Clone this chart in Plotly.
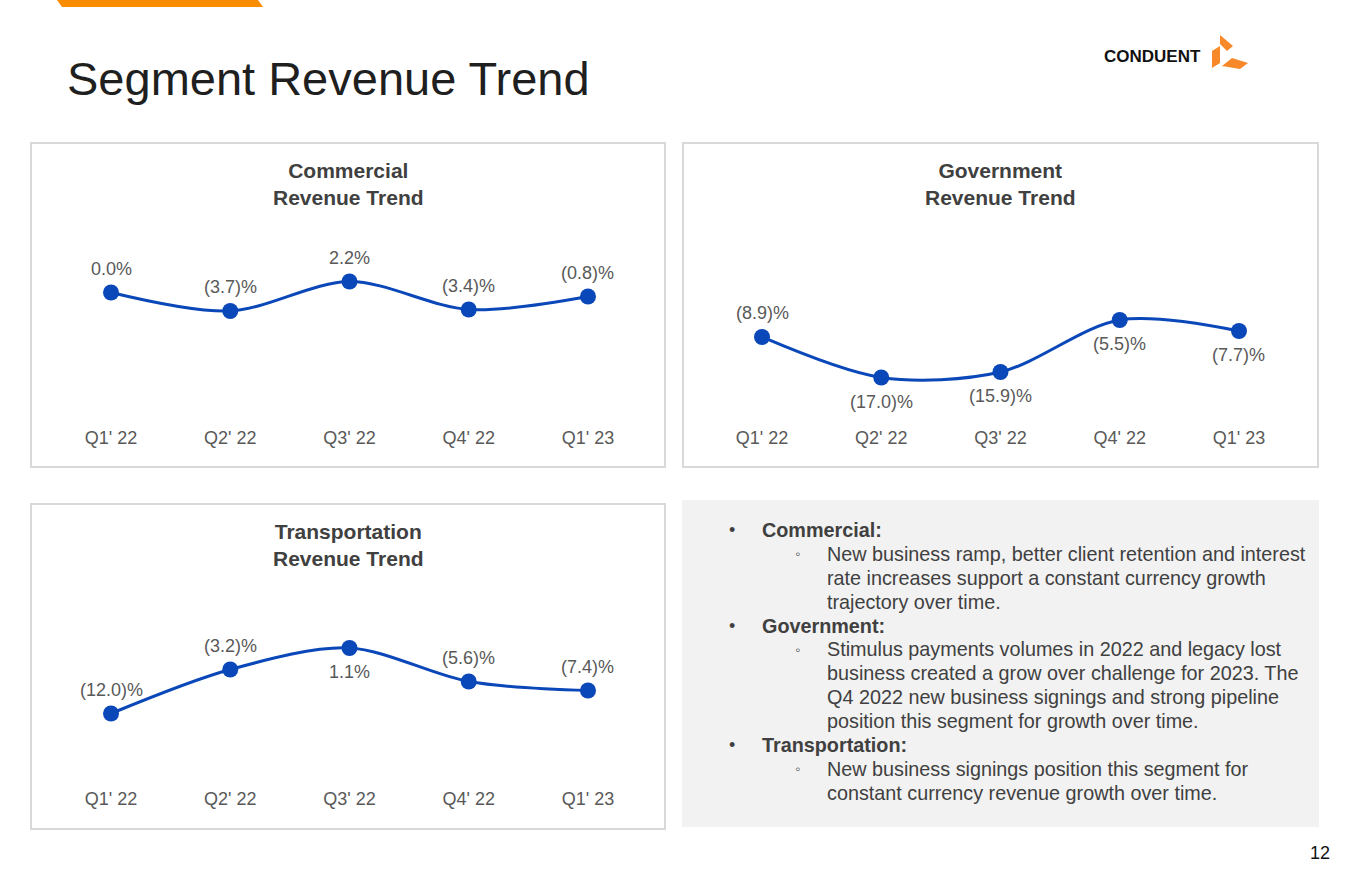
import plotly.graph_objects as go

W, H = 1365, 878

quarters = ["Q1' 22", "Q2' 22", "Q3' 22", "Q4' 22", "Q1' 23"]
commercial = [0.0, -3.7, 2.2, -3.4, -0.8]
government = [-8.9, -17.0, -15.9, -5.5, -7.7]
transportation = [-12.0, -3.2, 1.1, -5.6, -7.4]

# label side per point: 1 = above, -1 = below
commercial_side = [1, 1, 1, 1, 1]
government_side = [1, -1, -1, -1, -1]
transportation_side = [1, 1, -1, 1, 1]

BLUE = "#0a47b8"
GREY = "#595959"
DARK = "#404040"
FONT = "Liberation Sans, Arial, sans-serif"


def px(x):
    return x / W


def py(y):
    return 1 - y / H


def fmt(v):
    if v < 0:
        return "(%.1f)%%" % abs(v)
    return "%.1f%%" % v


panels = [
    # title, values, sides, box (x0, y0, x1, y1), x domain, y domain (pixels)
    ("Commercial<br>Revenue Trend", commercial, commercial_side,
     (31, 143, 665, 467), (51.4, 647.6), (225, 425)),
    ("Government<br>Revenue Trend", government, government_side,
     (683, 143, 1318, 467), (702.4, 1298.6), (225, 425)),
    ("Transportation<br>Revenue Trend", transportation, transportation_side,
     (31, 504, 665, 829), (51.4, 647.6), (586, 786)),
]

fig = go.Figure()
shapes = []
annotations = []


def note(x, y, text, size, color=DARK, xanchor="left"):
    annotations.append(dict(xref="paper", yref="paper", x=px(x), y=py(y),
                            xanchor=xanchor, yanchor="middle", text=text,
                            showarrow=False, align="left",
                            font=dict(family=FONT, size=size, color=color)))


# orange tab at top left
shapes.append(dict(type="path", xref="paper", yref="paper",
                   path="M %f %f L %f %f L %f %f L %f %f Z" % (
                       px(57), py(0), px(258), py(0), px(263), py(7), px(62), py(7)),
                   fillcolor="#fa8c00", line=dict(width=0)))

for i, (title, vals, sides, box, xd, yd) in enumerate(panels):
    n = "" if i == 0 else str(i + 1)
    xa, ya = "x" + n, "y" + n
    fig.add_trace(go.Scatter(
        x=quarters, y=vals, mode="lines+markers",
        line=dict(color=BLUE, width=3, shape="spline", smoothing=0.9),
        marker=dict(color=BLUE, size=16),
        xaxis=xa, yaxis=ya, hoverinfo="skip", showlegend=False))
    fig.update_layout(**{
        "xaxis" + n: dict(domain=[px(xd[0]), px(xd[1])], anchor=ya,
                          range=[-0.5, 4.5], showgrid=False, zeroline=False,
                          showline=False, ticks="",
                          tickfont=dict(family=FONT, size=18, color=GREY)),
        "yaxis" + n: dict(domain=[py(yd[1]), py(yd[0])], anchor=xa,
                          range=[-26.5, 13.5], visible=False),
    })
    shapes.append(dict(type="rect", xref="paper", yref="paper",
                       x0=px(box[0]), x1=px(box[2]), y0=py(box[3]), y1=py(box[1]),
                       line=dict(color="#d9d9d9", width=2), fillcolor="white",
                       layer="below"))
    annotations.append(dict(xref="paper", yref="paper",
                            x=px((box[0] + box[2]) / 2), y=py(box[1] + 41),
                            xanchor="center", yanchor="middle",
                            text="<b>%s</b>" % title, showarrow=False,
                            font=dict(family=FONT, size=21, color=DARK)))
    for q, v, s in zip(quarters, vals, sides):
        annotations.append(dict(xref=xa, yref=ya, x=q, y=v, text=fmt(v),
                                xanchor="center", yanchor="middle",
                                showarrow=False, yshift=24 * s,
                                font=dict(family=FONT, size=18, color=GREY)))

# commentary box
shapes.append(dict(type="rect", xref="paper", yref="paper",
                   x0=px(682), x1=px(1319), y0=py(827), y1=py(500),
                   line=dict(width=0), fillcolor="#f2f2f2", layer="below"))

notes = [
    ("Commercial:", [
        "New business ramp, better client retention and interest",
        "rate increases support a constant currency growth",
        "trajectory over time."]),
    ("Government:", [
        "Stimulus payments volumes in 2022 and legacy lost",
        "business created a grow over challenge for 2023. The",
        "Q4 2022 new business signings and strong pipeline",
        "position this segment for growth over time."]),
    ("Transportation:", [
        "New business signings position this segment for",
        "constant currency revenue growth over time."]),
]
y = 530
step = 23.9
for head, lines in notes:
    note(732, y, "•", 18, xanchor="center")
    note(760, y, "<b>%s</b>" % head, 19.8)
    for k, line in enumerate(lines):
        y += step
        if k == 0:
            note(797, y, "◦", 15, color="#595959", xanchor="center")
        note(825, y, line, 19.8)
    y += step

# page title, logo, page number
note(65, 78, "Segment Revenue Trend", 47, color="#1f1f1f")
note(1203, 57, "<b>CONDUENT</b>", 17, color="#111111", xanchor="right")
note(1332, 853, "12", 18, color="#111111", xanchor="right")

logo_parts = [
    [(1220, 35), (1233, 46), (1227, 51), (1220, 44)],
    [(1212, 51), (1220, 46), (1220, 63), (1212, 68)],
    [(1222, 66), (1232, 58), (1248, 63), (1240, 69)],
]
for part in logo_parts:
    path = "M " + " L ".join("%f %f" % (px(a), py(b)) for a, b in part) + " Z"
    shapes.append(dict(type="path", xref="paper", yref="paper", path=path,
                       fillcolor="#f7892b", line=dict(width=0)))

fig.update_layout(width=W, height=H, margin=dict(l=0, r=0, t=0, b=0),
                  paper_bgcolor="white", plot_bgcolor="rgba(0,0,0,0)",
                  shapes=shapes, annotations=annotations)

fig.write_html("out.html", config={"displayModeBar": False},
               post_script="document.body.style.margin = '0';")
※ ※ ※
Pictures excluded, repeat exactly the lines from the top of the material through the line with "transportation = [-12.0, -3.2, 1.1, -5.6, -7.4]", including both of those lines.

*EXERCISE ANSWER*
Clone this chart in Plotly.
import plotly.graph_objects as go

W, H = 1365, 878

quarters = ["Q1' 22", "Q2' 22", "Q3' 22", "Q4' 22", "Q1' 23"]
commercial = [0.0, -3.7, 2.2, -3.4, -0.8]
government = [-8.9, -17.0, -15.9, -5.5, -7.7]
transportation = [-12.0, -3.2, 1.1, -5.6, -7.4]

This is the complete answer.